**Given problem:**
Return the material exactly, first line through the line containing "2.8, 2.65, 2.45];", and nothing more. Pictures stay out.

**Given material:**
** start **

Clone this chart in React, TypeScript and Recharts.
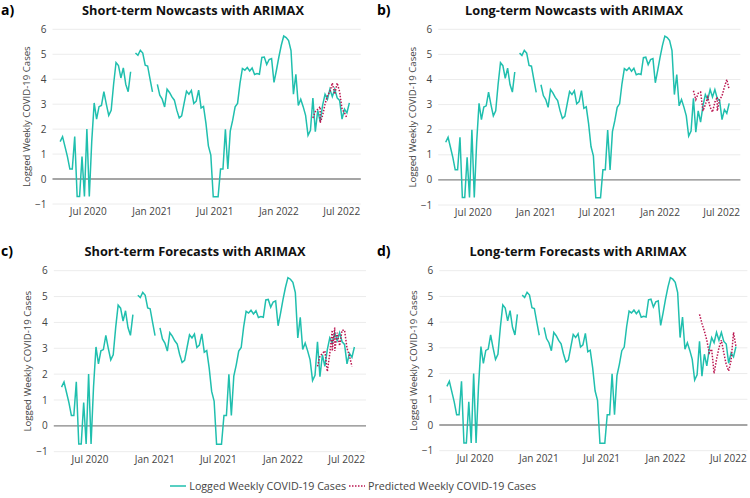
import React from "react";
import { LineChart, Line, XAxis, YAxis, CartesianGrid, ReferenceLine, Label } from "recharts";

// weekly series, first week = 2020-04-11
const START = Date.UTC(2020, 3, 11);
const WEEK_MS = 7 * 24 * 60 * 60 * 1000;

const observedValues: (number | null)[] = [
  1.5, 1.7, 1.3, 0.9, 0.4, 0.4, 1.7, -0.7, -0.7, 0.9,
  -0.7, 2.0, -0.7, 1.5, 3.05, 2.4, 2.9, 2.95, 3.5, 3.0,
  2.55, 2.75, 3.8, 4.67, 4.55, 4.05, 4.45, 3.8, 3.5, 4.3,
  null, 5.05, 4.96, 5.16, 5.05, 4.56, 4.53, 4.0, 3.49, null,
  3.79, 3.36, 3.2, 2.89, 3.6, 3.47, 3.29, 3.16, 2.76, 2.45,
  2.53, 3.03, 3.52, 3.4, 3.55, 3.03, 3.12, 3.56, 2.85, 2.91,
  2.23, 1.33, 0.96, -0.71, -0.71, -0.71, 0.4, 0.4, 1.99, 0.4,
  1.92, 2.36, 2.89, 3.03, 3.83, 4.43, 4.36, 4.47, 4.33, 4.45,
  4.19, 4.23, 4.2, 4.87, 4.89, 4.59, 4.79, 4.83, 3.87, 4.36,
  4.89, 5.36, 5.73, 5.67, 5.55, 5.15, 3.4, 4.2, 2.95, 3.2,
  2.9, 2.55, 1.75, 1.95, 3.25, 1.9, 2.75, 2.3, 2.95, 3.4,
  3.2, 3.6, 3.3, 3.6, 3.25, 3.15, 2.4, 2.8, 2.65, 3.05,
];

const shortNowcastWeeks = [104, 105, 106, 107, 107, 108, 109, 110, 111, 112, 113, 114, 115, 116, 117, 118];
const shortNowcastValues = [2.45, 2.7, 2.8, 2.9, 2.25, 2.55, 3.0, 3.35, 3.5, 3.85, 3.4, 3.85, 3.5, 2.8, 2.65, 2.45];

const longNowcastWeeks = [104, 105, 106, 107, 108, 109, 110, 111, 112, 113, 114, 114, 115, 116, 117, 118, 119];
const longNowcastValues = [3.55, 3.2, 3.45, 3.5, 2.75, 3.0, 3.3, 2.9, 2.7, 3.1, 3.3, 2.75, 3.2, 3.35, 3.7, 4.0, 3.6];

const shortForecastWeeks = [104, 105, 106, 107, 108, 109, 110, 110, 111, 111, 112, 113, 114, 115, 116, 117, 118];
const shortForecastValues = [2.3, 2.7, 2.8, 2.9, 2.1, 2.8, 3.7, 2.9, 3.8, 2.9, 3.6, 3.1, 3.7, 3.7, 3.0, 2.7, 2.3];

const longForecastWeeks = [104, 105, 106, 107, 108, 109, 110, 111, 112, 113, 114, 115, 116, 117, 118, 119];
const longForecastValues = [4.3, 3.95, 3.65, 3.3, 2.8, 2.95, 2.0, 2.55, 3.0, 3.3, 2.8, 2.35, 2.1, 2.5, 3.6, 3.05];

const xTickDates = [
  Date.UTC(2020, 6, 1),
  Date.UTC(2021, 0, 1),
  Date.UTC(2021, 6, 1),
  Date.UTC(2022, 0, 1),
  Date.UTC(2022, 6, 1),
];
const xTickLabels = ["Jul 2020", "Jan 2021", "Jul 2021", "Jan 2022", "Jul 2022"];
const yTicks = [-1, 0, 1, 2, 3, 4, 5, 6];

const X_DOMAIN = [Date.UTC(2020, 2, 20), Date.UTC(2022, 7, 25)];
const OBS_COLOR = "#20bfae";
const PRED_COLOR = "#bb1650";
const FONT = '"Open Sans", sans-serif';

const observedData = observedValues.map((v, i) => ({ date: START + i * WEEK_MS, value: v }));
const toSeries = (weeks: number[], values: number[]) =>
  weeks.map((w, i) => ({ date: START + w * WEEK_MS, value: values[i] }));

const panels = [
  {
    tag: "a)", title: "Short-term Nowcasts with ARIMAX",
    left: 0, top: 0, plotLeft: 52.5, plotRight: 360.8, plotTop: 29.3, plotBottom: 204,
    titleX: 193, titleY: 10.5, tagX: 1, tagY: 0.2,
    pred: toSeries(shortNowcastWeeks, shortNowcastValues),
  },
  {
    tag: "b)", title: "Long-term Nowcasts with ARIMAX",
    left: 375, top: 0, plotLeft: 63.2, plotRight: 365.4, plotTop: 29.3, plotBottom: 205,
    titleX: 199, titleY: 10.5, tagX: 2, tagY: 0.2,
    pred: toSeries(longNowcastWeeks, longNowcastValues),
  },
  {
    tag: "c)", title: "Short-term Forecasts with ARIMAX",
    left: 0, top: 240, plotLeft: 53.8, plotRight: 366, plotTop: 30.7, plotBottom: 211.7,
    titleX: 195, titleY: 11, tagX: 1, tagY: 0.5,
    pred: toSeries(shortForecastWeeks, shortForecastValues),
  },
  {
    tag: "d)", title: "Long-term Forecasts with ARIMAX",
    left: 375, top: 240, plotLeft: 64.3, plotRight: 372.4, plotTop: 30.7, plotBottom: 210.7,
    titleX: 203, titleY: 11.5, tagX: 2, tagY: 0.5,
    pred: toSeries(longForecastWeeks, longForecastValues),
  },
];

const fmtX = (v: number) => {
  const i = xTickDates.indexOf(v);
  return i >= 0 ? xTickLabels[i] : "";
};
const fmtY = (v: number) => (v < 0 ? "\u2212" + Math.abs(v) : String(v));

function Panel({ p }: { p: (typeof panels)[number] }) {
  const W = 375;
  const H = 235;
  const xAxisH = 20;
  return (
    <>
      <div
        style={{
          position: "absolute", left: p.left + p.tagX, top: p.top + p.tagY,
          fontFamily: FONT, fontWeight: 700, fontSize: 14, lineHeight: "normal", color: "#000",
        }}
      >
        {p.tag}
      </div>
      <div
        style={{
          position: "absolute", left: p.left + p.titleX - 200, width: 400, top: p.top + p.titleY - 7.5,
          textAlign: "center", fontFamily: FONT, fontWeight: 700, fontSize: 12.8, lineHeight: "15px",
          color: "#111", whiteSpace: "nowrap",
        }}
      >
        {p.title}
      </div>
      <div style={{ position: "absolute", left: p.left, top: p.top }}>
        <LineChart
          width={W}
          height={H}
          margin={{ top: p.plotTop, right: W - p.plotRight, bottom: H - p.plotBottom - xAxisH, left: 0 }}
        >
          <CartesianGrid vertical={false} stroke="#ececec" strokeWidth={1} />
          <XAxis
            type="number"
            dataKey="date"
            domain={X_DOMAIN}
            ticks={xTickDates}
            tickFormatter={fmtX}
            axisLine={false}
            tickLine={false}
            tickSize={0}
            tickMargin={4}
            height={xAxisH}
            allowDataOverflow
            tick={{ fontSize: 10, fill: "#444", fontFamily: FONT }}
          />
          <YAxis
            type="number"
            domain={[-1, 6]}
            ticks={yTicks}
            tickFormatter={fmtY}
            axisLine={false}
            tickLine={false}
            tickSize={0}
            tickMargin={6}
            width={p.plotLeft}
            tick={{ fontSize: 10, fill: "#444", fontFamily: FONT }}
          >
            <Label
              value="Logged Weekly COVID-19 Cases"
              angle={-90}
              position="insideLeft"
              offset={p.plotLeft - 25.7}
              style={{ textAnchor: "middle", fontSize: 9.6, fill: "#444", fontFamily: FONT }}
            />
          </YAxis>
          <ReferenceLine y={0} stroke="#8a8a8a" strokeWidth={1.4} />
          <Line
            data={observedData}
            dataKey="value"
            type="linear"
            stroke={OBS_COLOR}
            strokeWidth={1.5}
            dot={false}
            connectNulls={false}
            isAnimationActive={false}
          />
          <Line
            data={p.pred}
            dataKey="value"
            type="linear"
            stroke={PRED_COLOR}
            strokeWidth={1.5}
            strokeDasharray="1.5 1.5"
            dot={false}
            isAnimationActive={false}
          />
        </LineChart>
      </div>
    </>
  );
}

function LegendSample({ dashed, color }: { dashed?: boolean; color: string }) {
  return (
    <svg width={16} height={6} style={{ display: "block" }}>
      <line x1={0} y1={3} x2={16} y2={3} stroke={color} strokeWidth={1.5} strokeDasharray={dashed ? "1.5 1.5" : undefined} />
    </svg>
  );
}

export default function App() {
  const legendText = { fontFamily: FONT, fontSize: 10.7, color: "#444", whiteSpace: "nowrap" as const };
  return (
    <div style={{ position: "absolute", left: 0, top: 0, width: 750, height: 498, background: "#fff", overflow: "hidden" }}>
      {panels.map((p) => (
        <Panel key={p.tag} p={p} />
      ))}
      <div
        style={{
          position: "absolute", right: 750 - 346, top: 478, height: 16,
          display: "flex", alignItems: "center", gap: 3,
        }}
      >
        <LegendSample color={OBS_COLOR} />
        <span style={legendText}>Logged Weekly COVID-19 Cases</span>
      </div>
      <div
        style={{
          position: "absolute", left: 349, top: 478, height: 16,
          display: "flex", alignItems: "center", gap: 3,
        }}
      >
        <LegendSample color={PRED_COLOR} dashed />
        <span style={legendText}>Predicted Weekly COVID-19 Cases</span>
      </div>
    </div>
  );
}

** end **

**Task response:**
Clone this chart in React, TypeScript and Recharts.
import React from "react";
import { LineChart, Line, XAxis, YAxis, CartesianGrid, ReferenceLine, Label } from "recharts";

// weekly series, first week = 2020-04-11
const START = Date.UTC(2020, 3, 11);
const WEEK_MS = 7 * 24 * 60 * 60 * 1000;

const observedValues: (number | null)[] = [
  1.5, 1.7, 1.3, 0.9, 0.4, 0.4, 1.7, -0.7, -0.7, 0.9,
  -0.7, 2.0, -0.7, 1.5, 3.05, 2.4, 2.9, 2.95, 3.5, 3.0,
  2.55, 2.75, 3.8, 4.67, 4.55, 4.05, 4.45, 3.8, 3.5, 4.3,
  null, 5.05, 4.96, 5.16, 5.05, 4.56, 4.53, 4.0, 3.49, null,
  3.79, 3.36, 3.2, 2.89, 3.6, 3.47, 3.29, 3.16, 2.76, 2.45,
  2.53, 3.03, 3.52, 3.4, 3.55, 3.03, 3.12, 3.56, 2.85, 2.91,
  2.23, 1.33, 0.96, -0.71, -0.71, -0.71, 0.4, 0.4, 1.99, 0.4,
  1.92, 2.36, 2.89, 3.03, 3.83, 4.43, 4.36, 4.47, 4.33, 4.45,
  4.19, 4.23, 4.2, 4.87, 4.89, 4.59, 4.79, 4.83, 3.87, 4.36,
  4.89, 5.36, 5.73, 5.67, 5.55, 5.15, 3.4, 4.2, 2.95, 3.2,
  2.9, 2.55, 1.75, 1.95, 3.25, 1.9, 2.75, 2.3, 2.95, 3.4,
  3.2, 3.6, 3.3, 3.6, 3.25, 3.15, 2.4, 2.8, 2.65, 3.05,
];

const shortNowcastWeeks = [104, 105, 106, 107, 107, 108, 109, 110, 111, 112, 113, 114, 115, 116, 117, 118];
const shortNowcastValues = [2.45, 2.7, 2.8, 2.9, 2.25, 2.55, 3.0, 3.35, 3.5, 3.85, 3.4, 3.85, 3.5, 2.8, 2.65, 2.45];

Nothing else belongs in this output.